14) Weekly Retrospective in 10 Minutes

Once a week, look at your calendar and task list. Where did time actually go? Which blocks worked? Which were derailed? Adjust next week’s plan accordingly. Improvement is a loop: plan — act — review — adjust. The point isn’t perfection; it’s progress.

15) Personalize Your Environment for Cue-Based Focus

Humans respond to cues. A small plant, a certain playlist, or a consistent mug can become signals that it’s time to work. Personal touches increase satisfaction and make it easier to enter flow.

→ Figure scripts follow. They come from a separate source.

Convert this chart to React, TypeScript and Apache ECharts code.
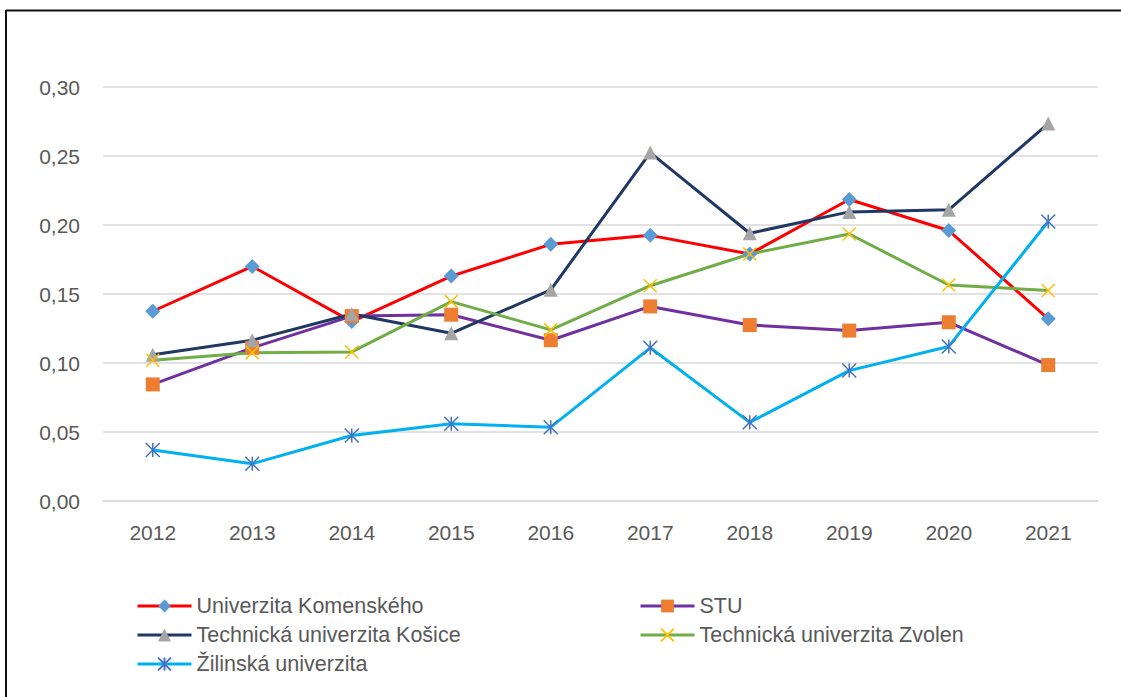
import React, { useEffect, useRef } from "react";
import * as echarts from "echarts";

const years = ["2012", "2013", "2014", "2015", "2016", "2017", "2018", "2019", "2020", "2021"];
const komenskeho = [0.1375, 0.170, 0.130, 0.163, 0.186, 0.1925, 0.179, 0.2185, 0.196, 0.132];
const stu = [0.0845, 0.111, 0.134, 0.135, 0.1165, 0.141, 0.1275, 0.1235, 0.1295, 0.0985];
const kosice = [0.106, 0.1165, 0.1355, 0.1215, 0.153, 0.2525, 0.194, 0.2095, 0.211, 0.2735];
const zvolen = [0.102, 0.1075, 0.108, 0.1445, 0.124, 0.156, 0.179, 0.1935, 0.1565, 0.1525];
const zilina = [0.037, 0.027, 0.0475, 0.056, 0.0535, 0.111, 0.057, 0.0945, 0.112, 0.2025];

const names = [
  "Univerzita Komenského",
  "STU",
  "Technická univerzita Košice",
  "Technická univerzita Zvolen",
  "Žilinská univerzita",
];

const FONT = "'Liberation Sans', Arial, sans-serif";
const X_SYMBOL = "path://M0,0L10,10M10,0L0,10";
const STAR_SYMBOL = "path://M0,0L10,10M10,0L0,10M5,0L5,10";

export default function App() {
  const ref = useRef<HTMLDivElement>(null);

  useEffect(() => {
    if (!ref.current) return;
    const chart = echarts.init(ref.current, undefined, { renderer: "svg" });

    const legendPos = [
      { left: 136, top: 595 },
      { left: 639, top: 595 },
      { left: 136, top: 624 },
      { left: 639, top: 624 },
      { left: 136, top: 653 },
    ];

    const legends = names.map((n, i) => ({
      data: [n],
      left: legendPos[i].left,
      top: legendPos[i].top,
      padding: 0,
      itemWidth: 54,
      itemHeight: 16,
      lineStyle: { width: 3 },
      textStyle: { fontFamily: FONT, fontSize: 21.5, color: "#595959" },
    }));

    const lineSeries = (name: string, data: number[], lineColor: string, symbol: string, symColor: string, size: number, stroke = false) => ({
      name,
      type: "line",
      data,
      symbol,
      symbolSize: size,
      showSymbol: true,
      lineStyle: { color: lineColor, width: 3 },
      itemStyle: stroke
        ? { color: "none", borderColor: symColor, borderWidth: 1.5 }
        : { color: symColor, borderWidth: 0 },
      emphasis: { disabled: true },
    });

    chart.setOption({
      animation: false,
      backgroundColor: "#ffffff",
      grid: { left: 103, right: 23, top: 87, bottom: 196, containLabel: false },
      legend: legends,
      xAxis: {
        type: "category",
        data: years,
        boundaryGap: true,
        axisLine: { lineStyle: { color: "#d9d9d9", width: 1.5 } },
        axisTick: { show: false },
        axisLabel: { fontFamily: FONT, fontSize: 21, color: "#595959", margin: 21 },
      },
      yAxis: {
        type: "value",
        min: 0,
        max: 0.3,
        interval: 0.05,
        axisLine: { show: false },
        axisTick: { show: false },
        splitLine: { lineStyle: { color: "#d9d9d9", width: 1.5 } },
        axisLabel: {
          fontFamily: FONT,
          fontSize: 21,
          color: "#595959",
          margin: 23,
          formatter: (v: number) => v.toFixed(2).replace(".", ","),
        },
      },
      graphic: [
        { type: "line", shape: { x1: 6, y1: 10.5, x2: 1121, y2: 10.5 }, style: { stroke: "#111", lineWidth: 2 } },
        { type: "line", shape: { x1: 6, y1: 10, x2: 6, y2: 697 }, style: { stroke: "#111", lineWidth: 2 } },
      ],
      series: [
        lineSeries(names[0], komenskeho, "#FF0000", "diamond", "#5B9BD5", 15),
        lineSeries(names[1], stu, "#7030A0", "rect", "#ED7D31", 14),
        lineSeries(names[2], kosice, "#1F3864", "triangle", "#A5A5A5", 14),
        lineSeries(names[3], zvolen, "#70AD47", X_SYMBOL, "#FFC000", 13, true),
        lineSeries(names[4], zilina, "#00B0F0", STAR_SYMBOL, "#4472C4", 14, true),
      ],
    });

    return () => chart.dispose();
  }, []);

  return (
    <div
      ref={ref}
      style={{ position: "fixed", left: 0, top: 0, width: 1121, height: 697, background: "#fff" }}
    />
  );
}
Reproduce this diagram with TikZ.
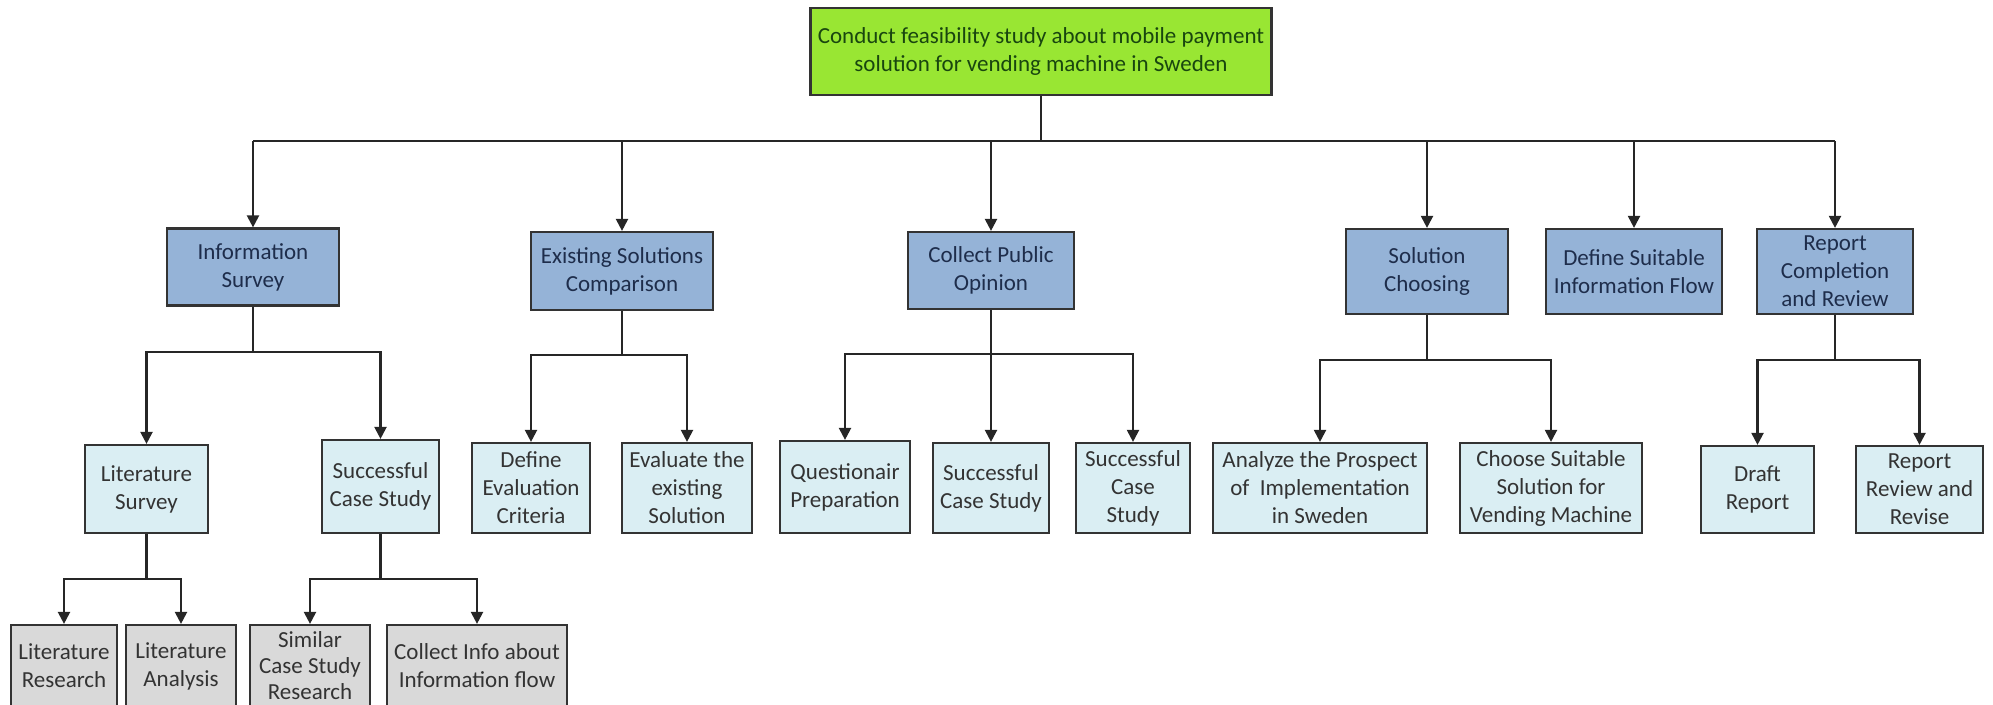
\documentclass[tikz,border=0pt]{standalone}
\usepackage{fontspec}
\setmainfont{Carlito}
\usetikzlibrary{arrows.meta}

\definecolor{goalgreen}{RGB}{153,230,51}
\definecolor{goaltext}{RGB}{25,70,15}
\definecolor{phaseblue}{RGB}{149,179,215}
\definecolor{phasetext}{RGB}{30,45,75}
\definecolor{taskblue}{RGB}{218,238,243}
\definecolor{subgray}{RGB}{217,217,217}

\tikzset{
    box/.style={draw=black!80, line width=2.2pt, align=center, inner sep=0pt,
        font=\fontsize{23}{28}\selectfont},
    goal/.style={box, fill=goalgreen, text=goaltext},
    phase/.style={box, fill=phaseblue, text=phasetext},
    task/.style={box, fill=taskblue, text=black!80},
    subtask/.style={box, fill=subgray, text=black!80},
    line/.style={draw=black!85, line width=2.2pt},
    arr/.style={line, -{Triangle[width=12pt,length=12pt]}}
}

\begin{document}
\begin{tikzpicture}[x=1pt,y=-1pt]
        \useasboundingbox (0,0) rectangle (1993,704);

        % goal
        \node[goal, minimum width=461, minimum height=87] (goal) at (1041,51.5)
            {Conduct feasibility study about mobile payment\\solution for vending machine in Sweden};

        % phases
        \node[phase, minimum width=172, minimum height=77] (info) at (253,267) {Information\\Survey};
        \node[phase, minimum width=182, minimum height=78] (exist) at (622,271) {Existing Solutions\\Comparison};
        \node[phase, minimum width=166, minimum height=77] (opinion) at (991,270.5) {Collect Public\\Opinion};
        \node[phase, minimum width=162, minimum height=85] (choose) at (1427,271.5) {Solution\\Choosing};
        \node[phase, minimum width=176, minimum height=85] (flow) at (1634,271.5) {Define Suitable\\Information Flow};
        \node[phase, minimum width=156, minimum height=85] (report) at (1835,271.5) {Report\\Completion\\and Review};

        % tasks
        \node[task, minimum width=123, minimum height=88] (litsurvey) at (146.5,489) {Literature\\Survey};
        \node[task, minimum width=117, minimum height=93] (casestudy) at (380.5,486.5) {Successful\\Case Study};
        \node[task, minimum width=118, minimum height=90] (criteria) at (531,488) {Define\\Evaluation\\Criteria};
        \node[task, minimum width=130, minimum height=90] (evaluate) at (687,488) {Evaluate the\\existing\\Solution};
        \node[task, minimum width=130, minimum height=92] (question) at (845,487) {Questionair\\Preparation};
        \node[task, minimum width=116, minimum height=90] (casestudyb) at (991,488) {Successful\\Case Study};
        \node[task, minimum width=114, minimum height=90] (casestudyc) at (1133,488) {Successful\\Case\\Study};
        \node[task, minimum width=214, minimum height=90] (prospect) at (1320,488) {Analyze the Prospect\\of\ \ Implementation\\in Sweden};
        \node[task, minimum width=182, minimum height=90] (suitable) at (1551,488) {Choose Suitable\\Solution for\\Vending Machine};
        \node[task, minimum width=113, minimum height=87] (draft) at (1757.5,489.5) {Draft\\Report};
        \node[task, minimum width=127, minimum height=87] (revise) at (1919.5,489.5) {Report\\Review and\\Revise};

        % subtasks (cut off by the lower edge)
        \node[subtask, minimum width=106, minimum height=82] (litresearch) at (64,666) {Literature\\Research};
        \node[subtask, minimum width=110, minimum height=82] (litanalysis) at (181,666) {Literature\\Analysis};
        \node[subtask, minimum width=120, minimum height=82, font=\fontsize{23}{26}\selectfont] (similar) at (310,666) {Similar\\Case Study\\Research};
        \node[subtask, minimum width=180, minimum height=82] (collectinfo) at (477,666) {Collect Info about\\Information flow};

        % goal to phases
        \coordinate (bus) at (1041,141);
        \draw[line] (goal.south) -- (bus);
        \draw[line] (info.north |- bus) -- (report.north |- bus);
        \foreach \p in {info,exist,opinion,choose,flow,report}
            \draw[arr] (\p.north |- bus) -- (\p.north);

        % phases to tasks
        \coordinate (b1) at (253,352);
        \coordinate (b2) at (622,355);
        \coordinate (b3) at (991,354);
        \coordinate (b4) at (1427,360);
        \coordinate (b5) at (1835,360);
        \draw[line] (info.south) -- (b1);
        \draw[line] (exist.south) -- (b2);
        \draw[line] (opinion.south) -- (b3);
        \draw[line] (choose.south) -- (b4);
        \draw[line] (report.south) -- (b5);
        \draw[arr] (b1) -| (litsurvey.north);
        \draw[arr] (b1) -| (casestudy.north);
        \draw[arr] (b2) -| (criteria.north);
        \draw[arr] (b2) -| (evaluate.north);
        \draw[arr] (b3) -| (question.north);
        \draw[arr] (b3) -- (casestudyb.north);
        \draw[arr] (b3) -| (casestudyc.north);
        \draw[arr] (b4) -| (prospect.north);
        \draw[arr] (b4) -| (suitable.north);
        \draw[arr] (b5) -| (draft.north);
        \draw[arr] (b5) -| (revise.north);

        % tasks to subtasks
        \coordinate (c1) at (146.5,579);
        \coordinate (c2) at (380.5,579);
        \draw[line] (litsurvey.south) -- (c1);
        \draw[line] (casestudy.south) -- (c2);
        \draw[arr] (c1) -| (litresearch.north);
        \draw[arr] (c1) -| (litanalysis.north);
        \draw[arr] (c2) -| (similar.north);
        \draw[arr] (c2) -| (collectinfo.north);
\end{tikzpicture}
\end{document}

For simple, non-distracting ideas, browse https://remotelifehub.com/personalize-workspace-ideas/.

16) When Motivation Dips, Shrink the Task

On low-motivation days, your goal is motion, not mastery. Break a task into the smallest visible step: open the file, outline three bullet points, or draft a messy first paragraph. After five minutes, momentum usually takes over. If it doesn’t, swap to a low-cognitive task and come back later.

17) Keep a Visible “Done List”

Remote work can feel endless because results are intangible. Keep a running “Done List” in a sticky note or doc—every completed task gets a short line. Seeing progress builds confidence and reduces the urge to multitask for quick dopamine hits.

18) Calibrate With Your Team Regularly

High productivity working from home isn’t solo; it depends on shared expectations. Reconfirm priorities with managers weekly, surface blockers quickly, and propose solutions. Use short written updates to make your impact visible. When everyone sees the same scoreboard, collaboration speeds up.

Conclusion: Sustainable Productivity Is a System You Design

Improving productivity working from home doesn’t require superhuman willpower. It requires small, consistent design choices—clear outcomes, blocked time, energy-aware habits, and visible communication. Start with one change from this list, test it for a week, and keep what works. Your home can be both calm and high-performing when you design it that way.